Total angular momentum dichroism in Tb FB revealed in the temperature dependencies of the AFM resonance frequencies $\hslash {\mathrm{\Omega }}_M^{\pm }(B,T)$ for different combinations of the $\overrightarrow{B}$ direction and the sign of $j$ for the vortex beams. (a) $j>0$, $B<0$, (b) $j<0$, $B<0$, and (c)$j<0$, $B>0$. Solid curves correspond to the AFM frequencies $\hslash {\mathrm{\Omega }}_M^{\pm }(B,T)$ measured using conventional circularly polarized light.
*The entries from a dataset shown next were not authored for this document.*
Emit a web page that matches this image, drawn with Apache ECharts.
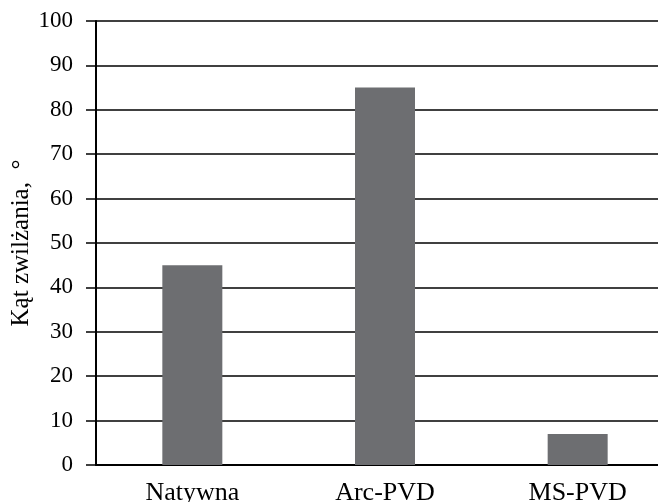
<!DOCTYPE html>
<html>
<head>
<meta charset="utf-8">
<script src="https://cdn.jsdelivr.net/npm/echarts@6/dist/echarts.min.js"></script>
<style>
html,body{margin:0;padding:0;background:#fff;overflow:hidden;}
#c{width:674px;height:502px;}
</style>
</head>
<body>
<div id="c"></div>
<script>
const categories = ["Natywna", "Arc-PVD", "MS-PVD"];
const values = [45, 85, 7];
const yTicks = [0, 10, 20, 30, 40, 50, 60, 70, 80, 90, 100];
const yName = "Kąt zwilżania,  °";

const chart = echarts.init(document.getElementById('c'), null, {renderer: 'canvas'});
const font = "'Liberation Serif', 'DejaVu Serif', serif";
chart.setOption({
  animation: false,
  grid: {left: 96, right: 0, top: 21, bottom: 37, outerBoundsMode: 'none', containLabel: false},
  xAxis: {
    type: 'category',
    data: categories,
    axisLine: {show: true, lineStyle: {color: '#000', width: 2}},
    axisTick: {show: false},
    axisLabel: {fontFamily: font, fontSize: 26, color: '#000', margin: 15}
  },
  yAxis: {
    type: 'value',
    min: yTicks[0],
    max: yTicks[yTicks.length - 1],
    interval: 10,
    name: yName,
    nameLocation: 'middle',
    nameGap: 62,
    nameMoveOverlap: false,
    nameTextStyle: {fontFamily: font, fontSize: 25, color: '#000'},
    axisLine: {show: true, lineStyle: {color: '#000', width: 2}},
    axisTick: {show: true, length: 10, lineStyle: {color: '#000', width: 1.5}},
    axisLabel: {fontFamily: font, fontSize: 23, color: '#000', margin: 23},
    splitLine: {show: true, lineStyle: {color: '#000', width: 1.5}}
  },
  series: [{
    type: 'bar',
    data: values,
    barWidth: 60,
    itemStyle: {color: '#6d6e71'}
  }]
});
</script>
</body>
</html>
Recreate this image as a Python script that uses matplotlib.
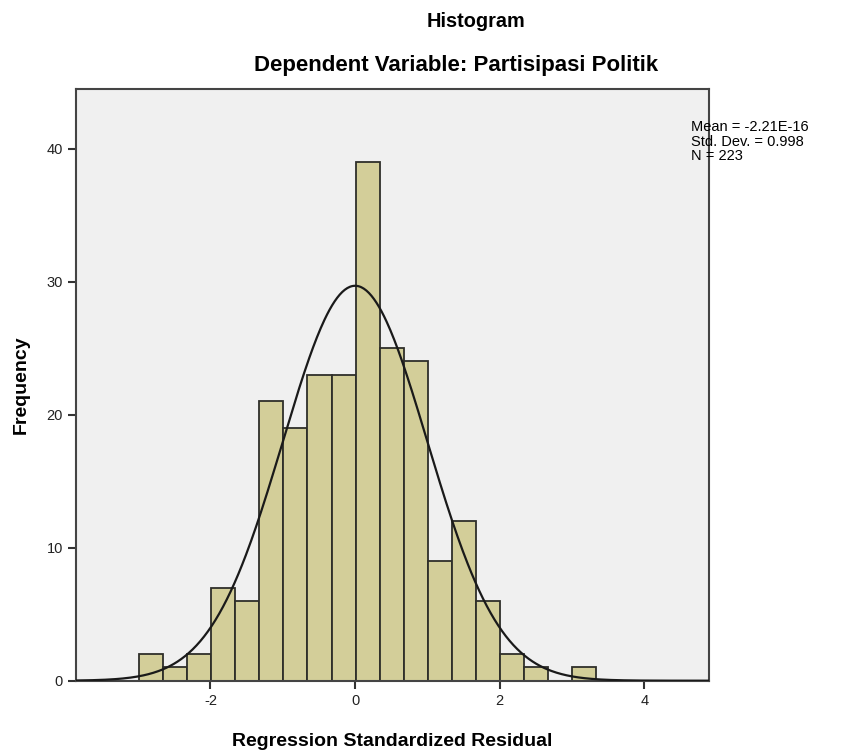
import numpy as np
import matplotlib
matplotlib.use("Agg")
import matplotlib.pyplot as plt

plt.rcParams['font.family'] = ['Liberation Sans', 'DejaVu Sans']

# histogram counts (19 bins)
counts = [2, 1, 2, 7, 6, 21, 19, 23, 23, 39, 25, 24, 9, 12, 6, 2, 1, 0, 1]
bin_start = -2.99
bin_width = 0.333

mean = -2.21e-16
std = 0.998
n = 223

xticks = [-2, 0, 2, 4]
yticks = [0, 10, 20, 30, 40]

edges = bin_start + bin_width * np.arange(len(counts) + 1)

fig = plt.figure(figsize=(8.52, 7.56), dpi=100)
ax = fig.add_axes([0.0892, 0.0996, 0.7426, 0.7831])
ax.set_facecolor('#f0f0f0')

ax.bar(edges[:-1], counts, width=bin_width, align='edge',
       color='#d3ce99', edgecolor='#2f2f2a', linewidth=1.3, zorder=2)

xs = np.linspace(-3.86, 4.89, 500)
ys = n * bin_width / (std * np.sqrt(2 * np.pi)) * np.exp(-0.5 * ((xs - mean) / std) ** 2)
ax.plot(xs, ys, color='#1a1a1a', linewidth=1.6, zorder=3)

ax.set_xlim(-3.86, 4.89)
ax.set_ylim(0, 44.5)
ax.set_xticks(xticks)
ax.set_xticklabels([str(t) for t in xticks])
ax.set_yticks(yticks)
ax.tick_params(direction='out', length=6, width=1.5, color='#333333',
               labelsize=10.5, labelcolor='#222222')
for s in ax.spines.values():
    s.set_linewidth(1.5)
    s.set_color('#444444')

ax.set_xlabel('Regression Standardized Residual', fontsize=14, fontweight='bold', labelpad=18)
ax.set_ylabel('Frequency', fontsize=14, fontweight='bold', labelpad=12)

fig.text(0.559, 0.971, 'Histogram', ha='center', va='center', fontsize=14.3, fontweight='bold')
fig.text(0.535, 0.913, 'Dependent Variable: Partisipasi Politik', ha='center', va='center',
         fontsize=16, fontweight='bold')

fig.text(0.811, 0.841, 'Mean = -2.21E-16\nStd. Dev. = 0.998\nN = 223', ha='left', va='top',
         fontsize=10.5, linespacing=1.05)

fig.savefig('out.png', dpi=100, facecolor='white')
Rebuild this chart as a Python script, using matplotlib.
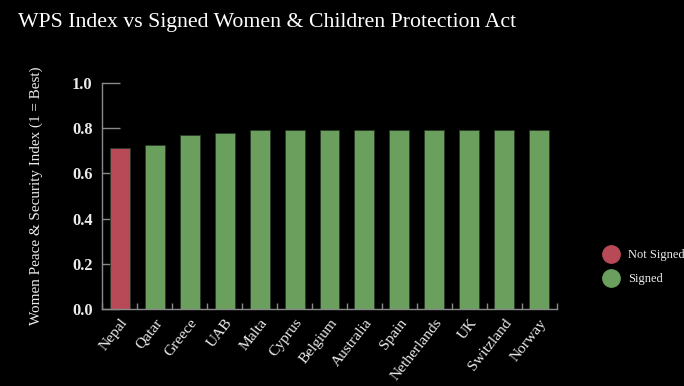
import matplotlib
matplotlib.use("Agg")
import matplotlib.pyplot as plt
from matplotlib.lines import Line2D

# Women Peace & Security index by country, and whether the act was signed
countries = ["Nepal", "Qatar", "Greece", "UAB", "Malta", "Cyprus", "Belgium",
             "Australia", "Spain", "Netherlands", "UK", "Switzland", "Norway"]
wps_index = [0.714, 0.727, 0.767, 0.779, 0.792, 0.792, 0.792,
             0.792, 0.792, 0.792, 0.792, 0.792, 0.792]
status = ["Not Signed", "Signed", "Signed", "Signed", "Signed", "Signed", "Signed",
          "Signed", "Signed", "Signed", "Signed", "Signed", "Signed"]
y_ticks = [0.0, 0.2, 0.4, 0.6, 0.8, 1.0]

colors = {"Not Signed": "#b84a57", "Signed": "#6a9f5e"}
serif = ["Liberation Serif", "DejaVu Serif"]
text_color = "#ececec"
axis_color = "#8a8a8a"

W, H, DPI = 684, 386, 100
fig = plt.figure(figsize=(W / DPI, H / DPI), dpi=DPI, facecolor="black")

left, right = 102.3, 556.7
top, bottom = 82.7, 309.3
ax = fig.add_axes([left / W, 1 - bottom / H, (right - left) / W, (bottom - top) / H])
ax.set_facecolor("black")

x = list(range(len(countries)))
ax.bar(x, wps_index, width=0.57, color=[colors[s] for s in status],
       edgecolor="#2a3a28", linewidth=0.6, zorder=2)

ax.set_xlim(-0.5, len(countries) - 0.5)
ax.set_ylim(0, 1.0)

for side in ("top", "right"):
    ax.spines[side].set_visible(False)
for side in ("left", "bottom"):
    ax.spines[side].set_color(axis_color)
    ax.spines[side].set_linewidth(1.0)

# y axis: inward ticks
ax.set_yticks(y_ticks)
ax.set_yticklabels([f"{v:.1f}" for v in y_ticks], fontfamily=serif,
                   fontweight="bold", fontsize=11.8, color=text_color)
ax.tick_params(axis="y", direction="in", length=13, width=1.0,
               color=axis_color, pad=7)

# x axis: small inward ticks on band boundaries, labels on band centres
ax.set_xticks([i - 0.5 for i in range(len(countries) + 1)], minor=False)
ax.set_xticklabels([])
ax.tick_params(axis="x", which="major", direction="in", length=4, width=1.0,
               color=axis_color)
ax.set_xticks(x, minor=True)
ax.set_xticklabels(countries, minor=True, rotation=52, ha="right", va="top",
                   rotation_mode="anchor", fontfamily=serif, fontsize=11.1,
                   color=text_color)
ax.tick_params(axis="x", which="minor", length=0, pad=5)

ax.set_ylabel("Women Peace & Security Index (1 = Best)", fontfamily=serif,
              fontsize=10.9, color=text_color)
ax.yaxis.set_label_coords(-(left - 43) / (right - left), 0.5)

fig.text(18 / W, 1 - 13 / H, "WPS Index vs Signed Women & Children Protection Act",
         fontfamily=serif, fontsize=15.7, color="white", ha="left", va="top")

handles = [Line2D([0], [0], marker="o", linestyle="none", markersize=12.5,
                  markerfacecolor=colors[k], markeredgecolor=colors[k], label=k)
           for k in ("Not Signed", "Signed")]
leg = fig.legend(handles=handles, loc="upper left",
                 bbox_to_anchor=(601 / W, 1 - 247 / H), frameon=False,
                 handletextpad=0.8, labelspacing=0.95, handlelength=1.2,
                 borderaxespad=0, borderpad=0.2,
                 prop={"family": serif, "size": 8.9})
for t in leg.get_texts():
    t.set_color(text_color)

fig.savefig("out.png", dpi=DPI, facecolor="black")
The color code for the curves (olive and magenta) is the same as for $\hslash {\mathrm{\Omega }}_M^{\pm }(B)$ lines in Fig. 1. The measurement geometry is the same as shown in Fig. 2 but with various input polarizations ${\overrightarrow{e}}_y$ for black, ${\overrightarrow{e}}_L$ for blue, and ${\overrightarrow{e}}_R$ for red symbols.